The following is a guest post by Donna Sokol, Special Assistant to the Law Librarian of Congress.  Donna will be your virtual docent for a series of posts related to themes of law in the art and architecture of the Library of Congress Jefferson Building.  She has previously written on the mosaic vaults and paintings in the East Corridor, the mezzanine level of the Great Hall, the Main Reading Room, and less-traveled spaces.  In this installment, she explores the Members Room.

 

The south fireplace in the Members Room. Source: Library of Congress Prints and Photographs Division

 

Today, we are in one of the more intimate spaces in the Jefferson Building.  Given the scale of the halls we have seen elsewhere in the building, to call this room small means I can still fit my entire house inside it.  But I digress.

Now called the Members of Congress Room (or just “Members Room”), this space was originally the House of Representatives Reading Room, a place where representatives could do research and get personalized reference services from Library staff.  The House of Representatives Reading Room and the Senate Reading Room next door (now called the Thomas Jefferson Congressional Reading Room, it serves both chambers of Congress) were, understandably, the first two spaces completed in the building when it opened in 1897.

 

The Members Room features the Law mosaic by Frederick Dielman.

Two large fireplaces of Siena marble anchor either end of the Members Room.  German-born American artist, Frederick Dielman, designed the two mosaics – Law and History – that sit over the mantles. He drew the full-sized cartoons and sent the drawings to Venice, Italy, where the master mosaicists executed his design.

A woman representing Law sits on a throne in the center of the mosaic.  She holds a sword in her left hand, ready to punish wrong-doers, and in her right hand, she holds a palm branch, which represents a reward for the good.  She wears the same bodice – scaled armor surrounded by entwined serpents and featuring the head of Medusa – worn by Minerva and the Main Reading Room’s portrait statue of Law.

The right side of the mosaic shows three figures – Fraud, Discord, and Violence – that represent the result of a lawless land.  Fraud covers herself with her robe to hide the truth of her unlawful activities.  Discord holds two duelling snakes, whose confused entanglement will lead to the demise of each by his own venom.  Violence is clad in a helmet, clutches a sword, and keeps a burning torch nearby.  On this trio’s side of the throne, we see two discarded items – a law book and the scales of justice, representing their disdain for the law.

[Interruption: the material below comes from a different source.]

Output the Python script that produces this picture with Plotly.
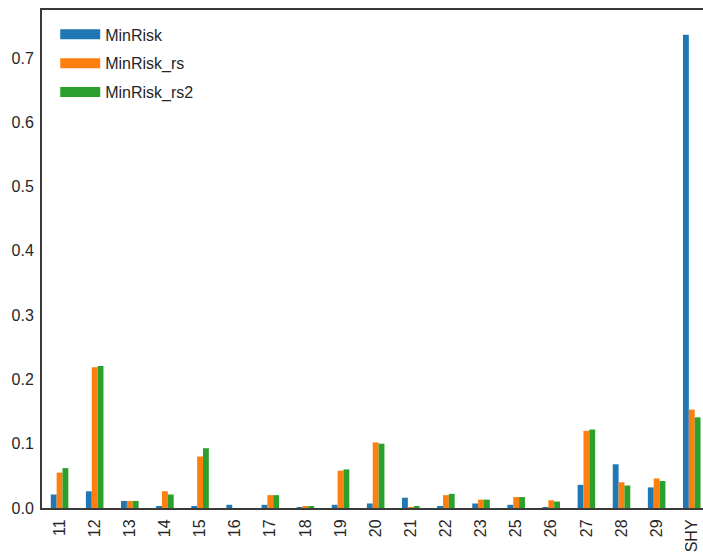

The left side of the mosaic represents what happens when the rule of law functions well: Industry, Peace, and Truth.  Industry is a young man who holds a hammer with a wheel sitting beside him.  Peace holds an olive branch and wears a crown of the same, symbolizing peace.  Truth, unlike her foil, Fraud, is unashamedly uncovered and holds lilies, which in this scene symbolizes innocence. On their side of the throne, two doves represent peace – the result of a lawful existence.  (On a side note,  the Law mosaic serves as the cover image on our Facebook page.)

In 1920, a fire destroyed Dielman’s art studio in the Studio Building in New York. He was in another part of the city taking care of a sick friend when the fire began.  Another artist whose work is featured in the Library of Congress, William De Leftwich Dodge, also had a studio in the same building and tried to save some of the papers in Dielman’s desk during the fire.  Despite Dodge’s and others’ efforts, Dielman lost all of his paintings-in-progress.  A “rat gnawing at a match” under the floorboards may have caused the fire.

If Dielman were alive today, perhaps he would  find comfort in knowing that the fireplaces above which his Law and History mosaics are installed are no longer functional.